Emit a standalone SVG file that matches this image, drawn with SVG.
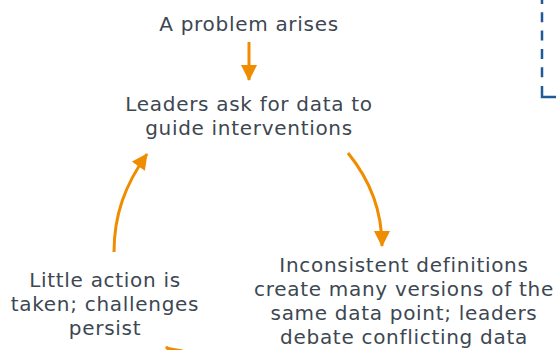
<svg xmlns="http://www.w3.org/2000/svg" width="556" height="350" viewBox="0 0 556 350">
  <style>
    .t { font-family: "DejaVu Sans", Verdana, sans-serif; font-size: 20px; letter-spacing: 0.7px; fill: #3d4752; text-anchor: middle; }
    .c { fill: none; stroke: #f08c00; stroke-width: 3; }
    .frame { fill: none; stroke: #1f5a96; stroke-width: 2.5; }
  </style>
  <defs>
    <marker id="ah" markerUnits="userSpaceOnUse" markerWidth="16" markerHeight="16" refX="15" refY="8" orient="auto">
      <path d="M0,0 L16,8 L0,16 z" fill="#f08c00"/>
    </marker>
  </defs>
  <rect width="556" height="350" fill="#ffffff"/>

  <g id="frame">
    <path class="frame" d="M542,-6 L542,78" stroke-dasharray="10 8.3" stroke-dashoffset="0"/>
    <path class="frame" d="M542,86 L542,97 L560,97"/>
  </g>

  <g id="connectors">
    <path class="c" d="M249,42 L249,80" marker-end="url(#ah)"/>
    <path class="c" d="M348,153 C370,180 382,210 382,246" marker-end="url(#ah)"/>
    <path class="c" d="M114,252 C114,215 125,185 147,154" marker-end="url(#ah)"/>
    <path class="c" d="M300,400 Q205,376 166,347" marker-end="url(#ah)"/>
  </g>

  <g id="node-problem">
    <text class="t" x="249" y="31">A problem arises</text>
  </g>
  <g id="node-leaders">
    <text class="t" x="249" y="111">Leaders ask for data to</text>
    <text class="t" x="249" y="135">guide interventions</text>
  </g>
  <g id="node-inconsistent">
    <text class="t" x="404" y="272">Inconsistent definitions</text>
    <text class="t" x="404" y="296">create many versions of the</text>
    <text class="t" x="404" y="320">same data point; leaders</text>
    <text class="t" x="404" y="344">debate conflicting data</text>
  </g>
  <g id="node-little">
    <text class="t" x="105" y="287">Little action is</text>
    <text class="t" x="105" y="311">taken; challenges</text>
    <text class="t" x="105" y="335">persist</text>
  </g>
</svg>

=== Required task ===
All of the material above should be reproduced exactly, except the pictures.

=== Solution for this task ===
Emit a standalone SVG file that matches this image, drawn with SVG.
<svg xmlns="http://www.w3.org/2000/svg" width="556" height="350" viewBox="0 0 556 350">
  <style>
    .t { font-family: "DejaVu Sans", Verdana, sans-serif; font-size: 20px; letter-spacing: 0.7px; fill: #3d4752; text-anchor: middle; }
    .c { fill: none; stroke: #f08c00; stroke-width: 3; }
    .frame { fill: none; stroke: #1f5a96; stroke-width: 2.5; }
  </style>
  <defs>
    <marker id="ah" markerUnits="userSpaceOnUse" markerWidth="16" markerHeight="16" refX="15" refY="8" orient="auto">
      <path d="M0,0 L16,8 L0,16 z" fill="#f08c00"/>
    </marker>
  </defs>
  <rect width="556" height="350" fill="#ffffff"/>

  <g id="frame">
    <path class="frame" d="M542,-6 L542,78" stroke-dasharray="10 8.3" stroke-dashoffset="0"/>
    <path class="frame" d="M542,86 L542,97 L560,97"/>
  </g>

  <g id="connectors">
    <path class="c" d="M249,42 L249,80" marker-end="url(#ah)"/>
    <path class="c" d="M348,153 C370,180 382,210 382,246" marker-end="url(#ah)"/>
    <path class="c" d="M114,252 C114,215 125,185 147,154" marker-end="url(#ah)"/>
    <path class="c" d="M300,400 Q205,376 166,347" marker-end="url(#ah)"/>
  </g>

  <g id="node-problem">
    <text class="t" x="249" y="31">A problem arises</text>
  </g>
  <g id="node-leaders">
    <text class="t" x="249" y="111">Leaders ask for data to</text>
    <text class="t" x="249" y="135">guide interventions</text>
  </g>
  <g id="node-inconsistent">
    <text class="t" x="404" y="272">Inconsistent definitions</text>
    <text class="t" x="404" y="296">create many versions of the</text>
    <text class="t" x="404" y="320">same data point; leaders</text>
    <text class="t" x="404" y="344">debate conflicting data</text>
  </g>
  <g id="node-little">
    <text class="t" x="105" y="287">Little action is</text>
    <text class="t" x="105" y="311">taken; challenges</text>
    <text class="t" x="105" y="335">persist</text>
  </g>
</svg>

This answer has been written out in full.